A Guide To Higher-Kinded Type Classes with Golang
It’s not particularly a user-friendly mapping (bad DX, developer experience, I feel), but can be done.
Why I no longer recommend Julia
This is scary to read. I had been thinking of using Julia for fun, but this gave me pause. I have enough with other stuff to try.
Changing one character wildly improved our application’s performance
From Segment’s tracing system, which takes in very heavy loads. And the change… is painful to see. To easy to fall into that.
So you want to run a virtual event
Wow, this is a very thorough set of tips and recommendations. I have run several online events (at least one conference and several meetups) and these are spot on.
The Perfect Manager/Leader
This newsletter post from John Cutler really hits home.
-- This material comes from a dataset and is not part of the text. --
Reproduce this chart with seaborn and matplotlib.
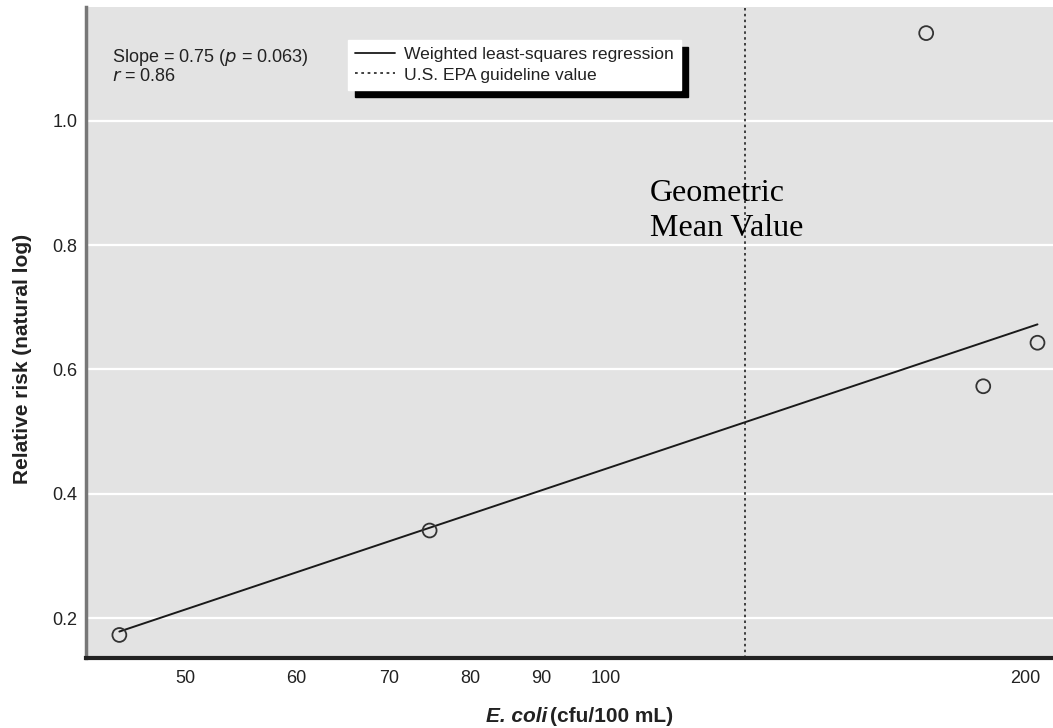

Why is BS the norm?
Learning to walk through walls
Symbolization of a skill - reducing it to a series of discrete symbols that you can practice individually and then combine in application - allows you to become extremely good at a constrained subset of that skill.
A newsletter article by David R. MacIver. You have seen pieces by him here before.
go generics for the busy gopher
Short and to the point. Now if only I had any project idea I could write in Go to refresh my memory of how it works… I have no opportunity to write any Go at work (I could read as much as I want, if I had the time…).
Know the Two — Very — Different Interpretations of Jobs to be Done
I wasn’t aware of the distinction… Something else to be wary of. Beware, this is a pretty long (and with a ton of citations) post.
Run Your Data Team Like A Product Team
A product focus helps in aligning work streams with requirements and requests.
📚 The Alter Ego effect
Some interesting ideas, and it’s a light read. Could probably be shorter without losing what makes it useful.
Working Better with Stakeholders — Three Key Techniques
This is more of a post for product people, but I think it clearly applies to engineers or engineering managers as well.